Litwak noted that the challenges underlying the nuclear agreement speak to larger questions facing Iran.  As Kissinger once asked, “Does Iran want to be a nation or a cause?” Hardliners in both countries remain one of the primary obstacles to the success of negotiations. Conservatives in Tehran want to develop Iran’s nuclear capacity in order to solidify their country’s standing as a regional power and ensure regime survival. By disarming, Iran might leave itself vulnerable to regime change.

It remains to be seen if President Rouhani is able to sell a deal to Tehran, as ultimately it is up to the Supreme Leader to weigh the cost of alienating hardliners in Tehran against the economic pain caused by sanctions. President Obama’s two-track strategy, combining pressure and outreach, only sharpens the choice. The cycle of reformist and reactionary presidents who have come to power over the years may reflect shifts in Khameini’s willingness to oppose hardliners in Tehran. Tellingly, in last few weeks, Khameini has openly tried to quell dissent over the nuclear deal.

There is also considerable opposition to a deal in the United States.  Democrats and Republicans alike are demanding that sanctions relief be conditioned on Iran’s compliance on issues like human rights. The president must find leaders on both sides of the aisle who are willing to sell the deal to their respective parties. Negotiators, and Congress, must disentangle successive tranches of sanctions.  Human rights issues will not go away even if nuclear issue is resolved.

Litwak emphasized that the Iranian nuclear program was not designed in response to a perceived existential threat, as is the case with Pakistan and Israel. Ultimately, Iran is not intent on building a nuclear weapon; they only want to demonstrate the ability to create a nuclear weapon. They are well aware that any move towards actual weaponization could lead to a regional and international conflagration.

Any agreement with broad international support will be distasteful to Israel, which will press its US ally for vigorous verification of compliance and other assurances. There must be mechanisms embedded within any agreement to ensure compliance, including snapback sanctions and even authorization of force if Iran does break-out.

The US doesn’t trust Iran or Russia, but is nonetheless able to conclude deals with them. In order for these negotiations to succeed, they must be based on verification, not trust. It is important to keep in mind what will happen in the absence of any deal at all: we will be unable to verify Iran’s enrichment capacity; enrichment could continue; and without additional inspections, Iran could expand its capacity in secret.

There is a crucial difference between the failed talks with North Korea and current negotiations: a large portion of Iranian society wants to rejoin the international community. This desire provides negotiators with levers that were unavailable with North Korea.
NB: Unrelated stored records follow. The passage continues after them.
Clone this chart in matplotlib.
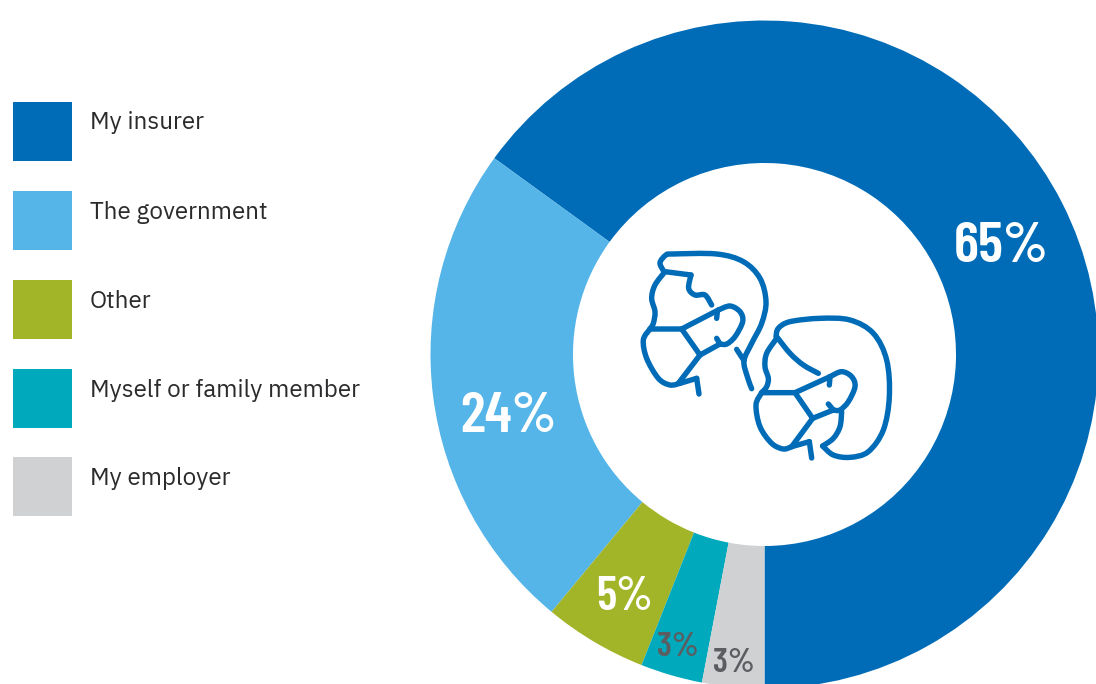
import numpy as np
import matplotlib
matplotlib.use("Agg")
import matplotlib.pyplot as plt
from matplotlib.patches import PathPatch, Rectangle
from matplotlib.path import Path

categories = ["My insurer", "The government", "Other", "Myself or family member", "My employer"]
shares = [65, 24, 5, 3, 3]
share_labels = ["65%", "24%", "5%", "3%", "3%"]

colors = ["#006CB7", "#55B4E8", "#A2B528", "#00A9BC", "#D0D1D3"]
label_colors = ["white", "white", "white", "#5B5D60", "#5B5D60"]
label_sizes = [42, 42, 34, 25, 25]
label_pos = [(1001, 247), (508, 417), (625, 597), (678, 648), (734, 663)]

W, H = 1096, 684
ICON = "#006BB6"
PCT_FONT = ["Barlow Condensed", "Liberation Sans"]
TXT_FONT = ["IBM Plex Sans", "Noto Sans"]


def smooth(points):
    """Catmull-Rom -> bezier, icon points are in zoomed px (3x, from 620,230)."""
    pts = np.array(points, dtype=float) / 3 + [620, 230]
    pts[:, 1] = H - pts[:, 1]
    verts = [pts[0]]
    codes = [Path.MOVETO]
    for i in range(len(pts) - 1):
        p0 = pts[max(i - 1, 0)]
        p1 = pts[i]
        p2 = pts[i + 1]
        p3 = pts[min(i + 2, len(pts) - 1)]
        verts += [p1 + (p2 - p0) / 6, p2 - (p3 - p1) / 6, p2]
        codes += [Path.CURVE4] * 3
    return Path(verts, codes)


# strokes of the two masked faces
strokes = [
    # left head
    [(130, 122), (120, 98), (138, 75), (160, 72), (290, 72), (370, 95), (420, 145), (438, 215),
     (425, 280), (395, 340), (372, 392), (382, 440), (395, 476)],
    [(135, 125), (213, 135)],
    [(213, 135), (206, 175), (225, 195), (255, 195), (275, 225)],
    [(135, 125), (105, 165), (95, 205), (105, 245), (100, 280), (90, 297)],
    [(90, 297), (70, 330), (80, 385), (115, 445), (150, 465), (180, 460)],
    [(295, 240), (330, 228), (360, 245), (368, 275), (345, 320), (320, 342), (300, 342)],
    [(350, 358), (372, 392)],
    [(90, 297), (185, 297)],
    [(185, 297), (240, 375)],
    [(240, 375), (175, 460)],
    [(185, 297), (295, 240)],
    [(240, 375), (300, 342)],
    [(180, 460), (230, 445)],
    [(230, 445), (237, 492)],
    [(290, 265), (292, 245)],
    [(290, 325), (300, 342)],
    # right head
    [(468, 320), (475, 295), (510, 275), (600, 265), (690, 270), (760, 310), (800, 390), (808, 500),
     (790, 600), (745, 665), (690, 682), (640, 675), (608, 648)],
    [(608, 648), (640, 625), (660, 590), (665, 545)],
    [(470, 320), (510, 370), (550, 405), (595, 430)],
    [(470, 325), (440, 370), (435, 410), (445, 445), (440, 470), (425, 488)],
    [(425, 488), (408, 525), (420, 590), (455, 640), (490, 657), (515, 650)],
    [(630, 440), (665, 425), (695, 440), (705, 470), (685, 515), (660, 540), (640, 540)],
    [(425, 488), (525, 488)],
    [(525, 488), (578, 565)],
    [(578, 565), (515, 650)],
    [(525, 488), (630, 440)],
    [(578, 565), (640, 540)],
    [(515, 650), (568, 635)],
    [(568, 635), (575, 684)],
    [(628, 465), (630, 440)],
    [(625, 522), (640, 540)],
]

fig = plt.figure(figsize=(W / 100, H / 100), dpi=100, facecolor="white")
ax = fig.add_axes([0, 0, 1, 1])

ax.pie(
    shares,
    colors=colors,
    startangle=-90,
    counterclock=True,
    center=(764.5, H - 354.5),
    radius=334,
    wedgeprops={"width": 142.5, "linewidth": 0},
    frame=True,
)
ax.set_xlim(0, W)
ax.set_ylim(0, H)
ax.set_aspect("equal")
ax.axis("off")

for txt, col, size, (x, y) in zip(share_labels, label_colors, label_sizes, label_pos):
    ax.text(x, H - y, txt, color=col, fontsize=size, fontweight=600, ha="center", va="center",
            family=PCT_FONT)

# legend
box_top = [102, 191, 280, 369, 457]
for cat, col, top in zip(categories, colors, box_top):
    ax.add_patch(Rectangle((13, H - top - 59), 59, 59, facecolor=col, edgecolor="none"))
    ax.text(89.5, H - top - 21, cat, color="#2B2A2C", fontsize=17.5, ha="left", va="center",
            family=TXT_FONT)

# icon
for s in strokes:
    ax.add_patch(PathPatch(smooth(s), fill=False, edgecolor=ICON, linewidth=3.9,
                           capstyle="round", joinstyle="round"))

fig.savefig("out.png", dpi=100)
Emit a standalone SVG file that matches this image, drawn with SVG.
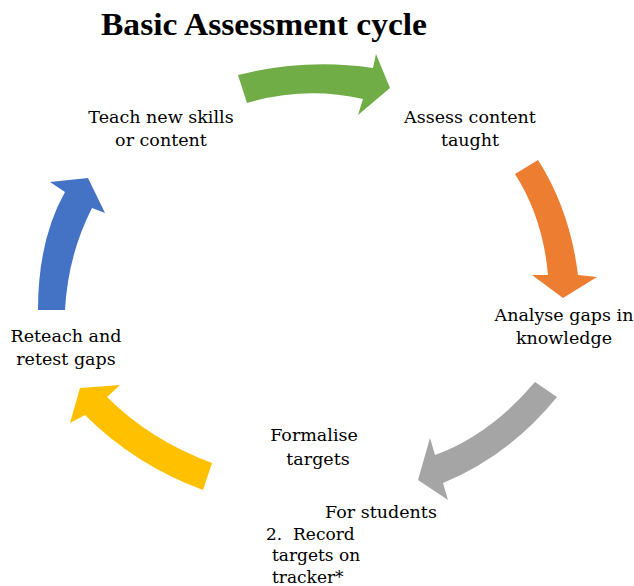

Arriving at an agreement will not be easy.  It will have to be flexible enough to allow for Iran’s growing energy needs and satisfy the country’s hardliners, yet tough enough to persuade a skeptical Congress that Iran’s break-out capacity has been eliminated.

Nonetheless, the panelists agreed, the best time for a nuclear deal is now.  Rouhani’s election was a clear signal that Iranians are prepared to negotiate.